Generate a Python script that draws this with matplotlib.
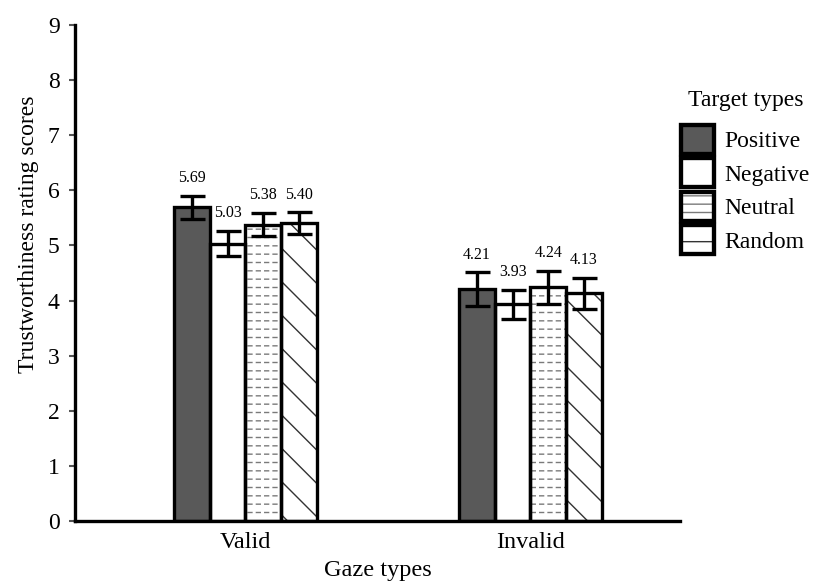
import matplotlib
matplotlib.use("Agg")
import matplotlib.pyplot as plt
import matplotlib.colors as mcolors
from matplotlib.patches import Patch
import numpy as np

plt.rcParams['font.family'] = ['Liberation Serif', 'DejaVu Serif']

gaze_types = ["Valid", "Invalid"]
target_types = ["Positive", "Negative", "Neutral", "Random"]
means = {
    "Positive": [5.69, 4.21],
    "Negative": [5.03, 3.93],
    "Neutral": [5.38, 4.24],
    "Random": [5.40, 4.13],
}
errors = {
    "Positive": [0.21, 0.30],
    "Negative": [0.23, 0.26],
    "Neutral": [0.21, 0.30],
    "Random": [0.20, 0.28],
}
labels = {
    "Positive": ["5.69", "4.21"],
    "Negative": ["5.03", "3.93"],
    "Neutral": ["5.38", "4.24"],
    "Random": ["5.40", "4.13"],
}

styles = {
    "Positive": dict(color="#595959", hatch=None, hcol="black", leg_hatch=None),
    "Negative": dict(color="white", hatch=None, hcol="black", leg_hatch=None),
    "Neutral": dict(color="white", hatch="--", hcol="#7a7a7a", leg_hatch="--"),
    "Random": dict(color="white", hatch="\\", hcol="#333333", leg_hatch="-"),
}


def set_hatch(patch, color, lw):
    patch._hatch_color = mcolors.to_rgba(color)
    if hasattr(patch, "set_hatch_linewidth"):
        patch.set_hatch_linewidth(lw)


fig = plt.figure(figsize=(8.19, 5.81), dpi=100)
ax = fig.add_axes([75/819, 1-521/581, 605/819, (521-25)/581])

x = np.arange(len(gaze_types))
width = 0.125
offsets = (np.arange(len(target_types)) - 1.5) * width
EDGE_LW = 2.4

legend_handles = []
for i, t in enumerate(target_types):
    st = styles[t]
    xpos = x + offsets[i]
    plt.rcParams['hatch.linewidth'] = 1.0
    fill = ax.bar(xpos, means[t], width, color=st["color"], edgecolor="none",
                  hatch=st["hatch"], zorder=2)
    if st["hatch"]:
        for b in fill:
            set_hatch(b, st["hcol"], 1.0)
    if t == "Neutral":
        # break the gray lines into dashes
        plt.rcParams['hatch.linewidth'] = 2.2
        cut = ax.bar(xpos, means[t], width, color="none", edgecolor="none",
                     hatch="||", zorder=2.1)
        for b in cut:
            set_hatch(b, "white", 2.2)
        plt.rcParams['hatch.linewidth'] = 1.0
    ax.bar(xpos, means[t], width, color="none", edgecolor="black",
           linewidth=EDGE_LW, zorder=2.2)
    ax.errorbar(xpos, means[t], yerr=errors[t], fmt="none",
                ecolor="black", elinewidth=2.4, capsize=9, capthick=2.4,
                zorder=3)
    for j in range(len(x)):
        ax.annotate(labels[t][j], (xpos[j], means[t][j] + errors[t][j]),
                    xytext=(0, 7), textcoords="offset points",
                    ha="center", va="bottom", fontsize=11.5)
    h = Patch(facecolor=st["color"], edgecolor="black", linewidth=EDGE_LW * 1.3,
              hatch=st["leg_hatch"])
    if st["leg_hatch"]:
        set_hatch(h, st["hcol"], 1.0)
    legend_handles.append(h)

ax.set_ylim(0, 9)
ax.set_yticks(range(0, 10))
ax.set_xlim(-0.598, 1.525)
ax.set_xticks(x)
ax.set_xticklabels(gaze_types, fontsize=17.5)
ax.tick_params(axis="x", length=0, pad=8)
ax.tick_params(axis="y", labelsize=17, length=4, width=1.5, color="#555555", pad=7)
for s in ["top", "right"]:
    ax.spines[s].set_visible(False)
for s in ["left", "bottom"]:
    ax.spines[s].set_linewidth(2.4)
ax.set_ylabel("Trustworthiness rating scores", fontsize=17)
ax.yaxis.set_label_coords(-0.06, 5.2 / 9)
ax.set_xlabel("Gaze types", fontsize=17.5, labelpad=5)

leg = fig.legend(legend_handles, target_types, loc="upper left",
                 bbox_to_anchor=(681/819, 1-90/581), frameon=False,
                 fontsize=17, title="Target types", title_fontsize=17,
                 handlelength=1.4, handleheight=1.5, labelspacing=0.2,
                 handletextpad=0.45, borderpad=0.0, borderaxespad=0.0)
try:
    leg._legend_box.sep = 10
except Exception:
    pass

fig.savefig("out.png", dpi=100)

★ ★ ★ ★ ★

Reproduce the material above exactly, first line through the line that contains "plt.rcParams['font.family'] = ['Liberation", minus the pictures.

Generate a Python script that draws this with matplotlib.
import matplotlib
matplotlib.use("Agg")
import matplotlib.pyplot as plt
import matplotlib.colors as mcolors
from matplotlib.patches import Patch
import numpy as np

plt.rcParams['font.family'] = ['Liberation Serif', 'DejaVu Serif']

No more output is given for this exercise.